DLLs usually only get loaded once for the whole application – in fact, DLLs also have an entry point which is called by your application's threads but global variable initialization happens before that and only once.

Konrad Rudolph
Actually, on Windows, the DLL entry point is called for every created thread (to allow for the creation of thread local storage). Not sure about other OS's
zdan
However, global variables in the DLL are constructed only once: when the DLL is first loaded, and within the context of the thread which first loads the DLL.
ChrisW
@zdan: Right, sorry. Let me correct that. I actually wrote this wrong once before here on SO and was corrected as well.
Konrad Rudolph
+1  A: 

If I define a local variable instance of a class halfway down my function without using a pointer and new, does the constructor get called on entering the function or where it is defined?

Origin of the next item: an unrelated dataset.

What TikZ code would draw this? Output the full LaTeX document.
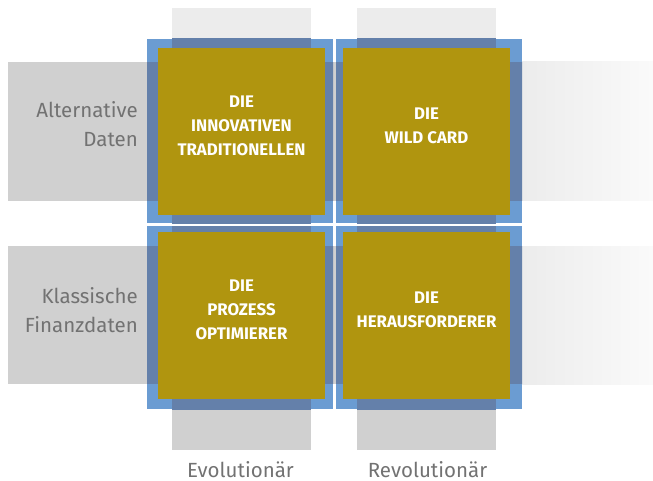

Such variables have local scope. Their constructor is called when they're defined. For local statics, the constructor is only called once, since the statics will survive multiple function calls and returns. The order is important, and is the order of definition:

void foo() {
    ....
    if(cond) {
        ...
        // called here: first for f, then for b
        static Foo f;
        static Bar b;
    }

    ...
    Foo f; // not static: called here, in every invocation of foo.
}

If I define another instance of a class globally within the file does that constructor get called when executable is first loaded?

Yes, such variable is said to have static storage duration, and namespace scope. Its constructor is called at program start. The order is the order it is defined in the file. That is, a variable defined later will have its ctor called later. The order in which variables defined in different translation units is not defined (look-out for the static initialization order fiasco). But they are all called at program start.

What if multiple threads are accessing the .dll?

All bets are off. The variable is only constructed once. After that, when you start threads and access it, the variable has to be thread safe, or the threads has to do proper locking when accessing the variable.

Johannes Schaub - litb
I'm sorry i had the initialization of the statics wrong. Constructors for local static non-PODs are actually called when control goes through their definition - not when/before their block is entered (that is only true for PODs). It becomes important when exceptions enter the game. Cheers
Johannes Schaub - litb
are you sure it's guaranteed that bar's constructor will be called once here? void foo(){ static bar instance;}even if multiple threads reach here at the same time in the initial construction?
Idan K
it's only safe with one thread. if you have multiple threads, you have to ensure mutual exclusion so the initialization happens only once and nothing bad happens. (what i meant by the last part of my answer is that there is no such thing as thread-local-statics by default: only one static object exists and the threads will have to share that object)
Johannes Schaub - litb
A: 

For .dlls, it depends on the compiler and the C runtime (CRT). For MSVC released with Visual Studio 2008 SP1, the .dll's CRT will initialize global objects at DLL_PROCESS_ATTACH time and destroy them at DLL_PROCESS_DETACH time, assuming that nothing horrible happened during DLL_PROCESS_ATTACH.